[SUPPLIED MATERIAL]
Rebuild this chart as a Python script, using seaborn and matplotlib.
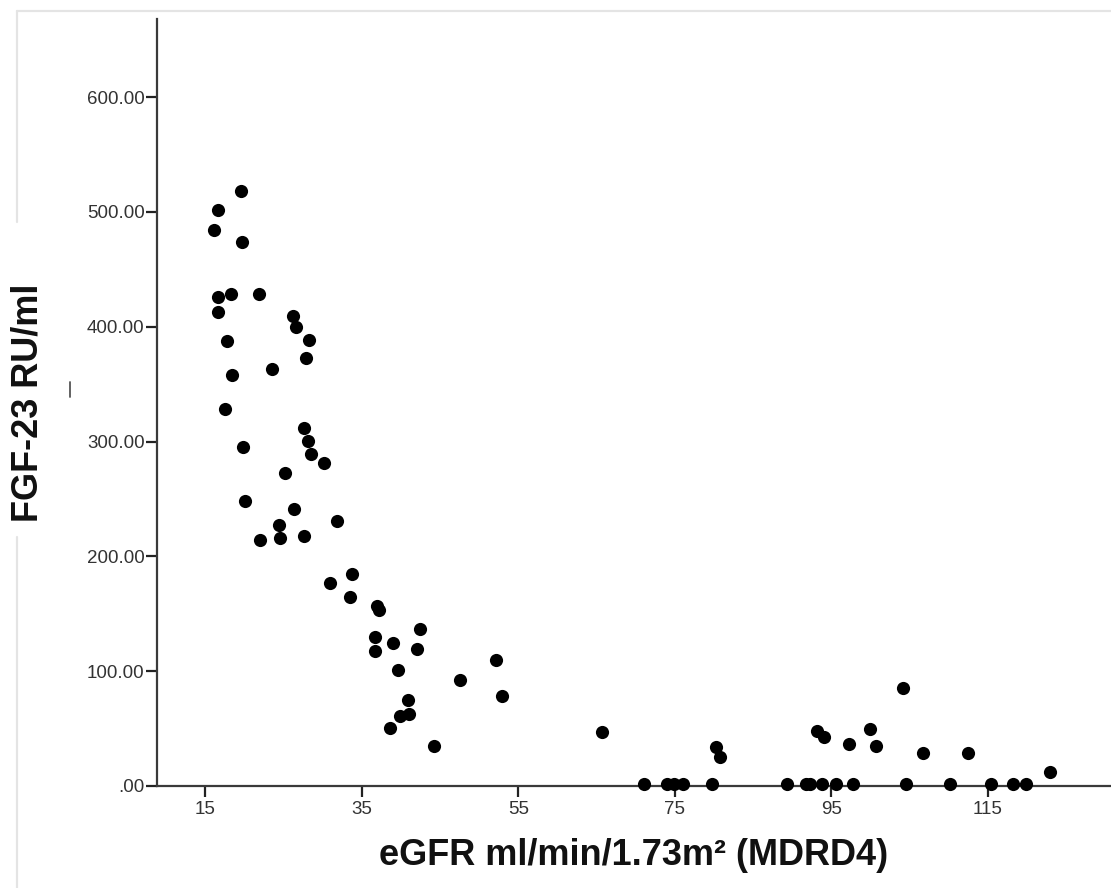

---

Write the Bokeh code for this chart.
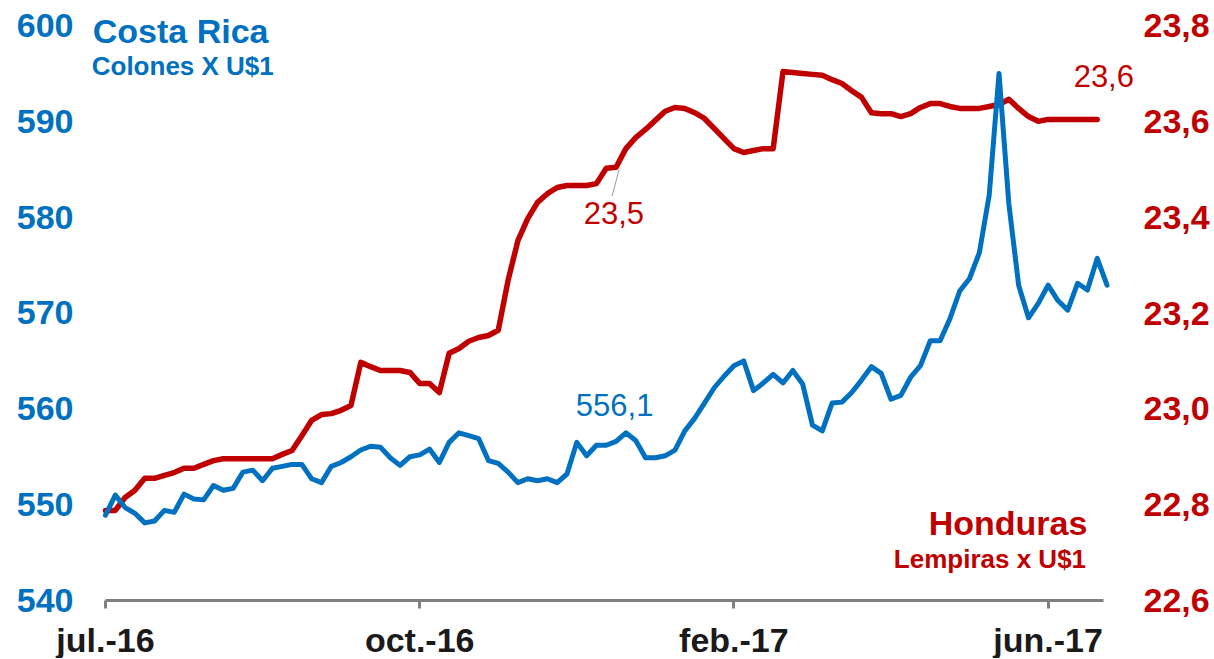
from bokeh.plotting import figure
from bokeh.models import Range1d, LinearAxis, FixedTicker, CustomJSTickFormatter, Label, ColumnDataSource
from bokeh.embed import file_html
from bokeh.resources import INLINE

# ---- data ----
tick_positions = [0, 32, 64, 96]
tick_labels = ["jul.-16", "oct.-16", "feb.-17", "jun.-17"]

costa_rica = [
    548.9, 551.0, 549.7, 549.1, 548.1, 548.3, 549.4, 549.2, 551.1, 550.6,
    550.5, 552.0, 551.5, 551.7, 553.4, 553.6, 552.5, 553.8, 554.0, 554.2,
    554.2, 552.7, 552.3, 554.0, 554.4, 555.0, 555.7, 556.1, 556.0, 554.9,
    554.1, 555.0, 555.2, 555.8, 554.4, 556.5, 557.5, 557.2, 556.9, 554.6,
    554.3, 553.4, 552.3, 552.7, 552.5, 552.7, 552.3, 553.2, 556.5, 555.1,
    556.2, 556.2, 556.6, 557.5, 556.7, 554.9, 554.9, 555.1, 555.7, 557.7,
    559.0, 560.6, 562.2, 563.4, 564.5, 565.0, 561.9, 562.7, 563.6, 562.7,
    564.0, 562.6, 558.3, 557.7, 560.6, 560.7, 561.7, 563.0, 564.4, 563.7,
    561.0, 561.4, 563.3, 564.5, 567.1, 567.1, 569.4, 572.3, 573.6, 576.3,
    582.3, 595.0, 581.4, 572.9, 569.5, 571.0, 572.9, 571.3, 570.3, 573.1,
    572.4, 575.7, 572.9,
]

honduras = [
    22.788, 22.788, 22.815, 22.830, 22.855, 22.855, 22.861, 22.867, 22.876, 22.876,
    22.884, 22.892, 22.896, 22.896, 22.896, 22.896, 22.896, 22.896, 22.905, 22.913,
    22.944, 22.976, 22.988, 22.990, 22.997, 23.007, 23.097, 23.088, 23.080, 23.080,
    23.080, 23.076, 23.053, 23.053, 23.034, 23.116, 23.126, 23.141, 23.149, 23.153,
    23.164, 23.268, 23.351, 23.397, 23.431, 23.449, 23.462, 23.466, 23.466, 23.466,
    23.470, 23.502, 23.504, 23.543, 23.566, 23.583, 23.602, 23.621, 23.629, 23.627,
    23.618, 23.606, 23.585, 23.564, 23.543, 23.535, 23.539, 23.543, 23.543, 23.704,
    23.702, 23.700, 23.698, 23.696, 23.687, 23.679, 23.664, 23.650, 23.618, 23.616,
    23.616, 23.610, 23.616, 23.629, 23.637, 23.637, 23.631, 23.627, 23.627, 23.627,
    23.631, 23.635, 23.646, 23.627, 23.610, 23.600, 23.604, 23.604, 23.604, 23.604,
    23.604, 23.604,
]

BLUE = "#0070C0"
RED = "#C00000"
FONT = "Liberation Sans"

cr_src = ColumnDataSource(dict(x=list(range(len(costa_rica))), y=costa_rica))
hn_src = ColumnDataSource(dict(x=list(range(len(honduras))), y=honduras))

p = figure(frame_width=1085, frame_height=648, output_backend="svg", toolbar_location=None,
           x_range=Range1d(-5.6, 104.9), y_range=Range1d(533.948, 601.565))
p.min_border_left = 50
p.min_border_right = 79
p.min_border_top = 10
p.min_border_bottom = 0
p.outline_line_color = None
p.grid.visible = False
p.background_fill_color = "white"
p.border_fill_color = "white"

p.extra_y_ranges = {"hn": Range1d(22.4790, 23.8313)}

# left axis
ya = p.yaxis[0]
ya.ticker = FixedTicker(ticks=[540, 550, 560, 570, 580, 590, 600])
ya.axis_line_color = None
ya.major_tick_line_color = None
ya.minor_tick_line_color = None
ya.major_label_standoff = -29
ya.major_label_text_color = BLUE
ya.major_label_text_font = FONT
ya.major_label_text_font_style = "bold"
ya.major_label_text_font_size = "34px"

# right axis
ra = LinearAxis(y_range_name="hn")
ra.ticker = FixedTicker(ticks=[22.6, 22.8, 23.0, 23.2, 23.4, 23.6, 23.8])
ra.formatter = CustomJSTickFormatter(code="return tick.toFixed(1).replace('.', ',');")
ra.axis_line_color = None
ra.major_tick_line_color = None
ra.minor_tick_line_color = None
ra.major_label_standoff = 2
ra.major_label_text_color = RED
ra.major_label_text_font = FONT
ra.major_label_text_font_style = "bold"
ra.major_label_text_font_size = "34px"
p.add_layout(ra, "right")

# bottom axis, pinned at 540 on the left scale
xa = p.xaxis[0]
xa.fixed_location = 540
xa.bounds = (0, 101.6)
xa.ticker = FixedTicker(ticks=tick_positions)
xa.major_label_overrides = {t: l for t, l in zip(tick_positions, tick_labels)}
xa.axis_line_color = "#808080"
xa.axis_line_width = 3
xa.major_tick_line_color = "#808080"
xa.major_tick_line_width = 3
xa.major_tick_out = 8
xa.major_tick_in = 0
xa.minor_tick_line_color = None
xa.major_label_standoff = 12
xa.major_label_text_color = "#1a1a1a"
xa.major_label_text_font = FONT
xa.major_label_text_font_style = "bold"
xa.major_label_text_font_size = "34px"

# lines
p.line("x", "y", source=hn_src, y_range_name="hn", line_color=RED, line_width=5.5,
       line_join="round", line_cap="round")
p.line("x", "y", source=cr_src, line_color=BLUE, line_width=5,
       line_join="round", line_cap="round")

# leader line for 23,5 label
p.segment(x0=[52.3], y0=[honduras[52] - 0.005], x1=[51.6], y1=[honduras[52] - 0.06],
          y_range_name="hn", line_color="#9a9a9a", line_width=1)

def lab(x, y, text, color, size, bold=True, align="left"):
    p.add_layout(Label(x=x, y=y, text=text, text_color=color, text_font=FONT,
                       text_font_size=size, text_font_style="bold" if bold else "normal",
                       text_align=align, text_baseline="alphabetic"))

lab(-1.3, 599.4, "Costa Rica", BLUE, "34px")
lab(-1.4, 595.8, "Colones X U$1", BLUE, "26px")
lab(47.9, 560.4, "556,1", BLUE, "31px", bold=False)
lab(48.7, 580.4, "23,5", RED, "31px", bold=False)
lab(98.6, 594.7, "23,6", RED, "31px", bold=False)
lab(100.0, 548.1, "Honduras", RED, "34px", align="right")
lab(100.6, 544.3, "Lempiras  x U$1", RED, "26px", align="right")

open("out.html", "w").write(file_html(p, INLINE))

[TASK DETAILS] Word for word, repeat the lines above from the one with "Write the Bokeh code for this chart." through the one with "from bokeh.resources import INLINE", and nothing beyond them. Omit the pictures.

[THE RESPONSE]
Write the Bokeh code for this chart.
from bokeh.plotting import figure
from bokeh.models import Range1d, LinearAxis, FixedTicker, CustomJSTickFormatter, Label, ColumnDataSource
from bokeh.embed import file_html
from bokeh.resources import INLINE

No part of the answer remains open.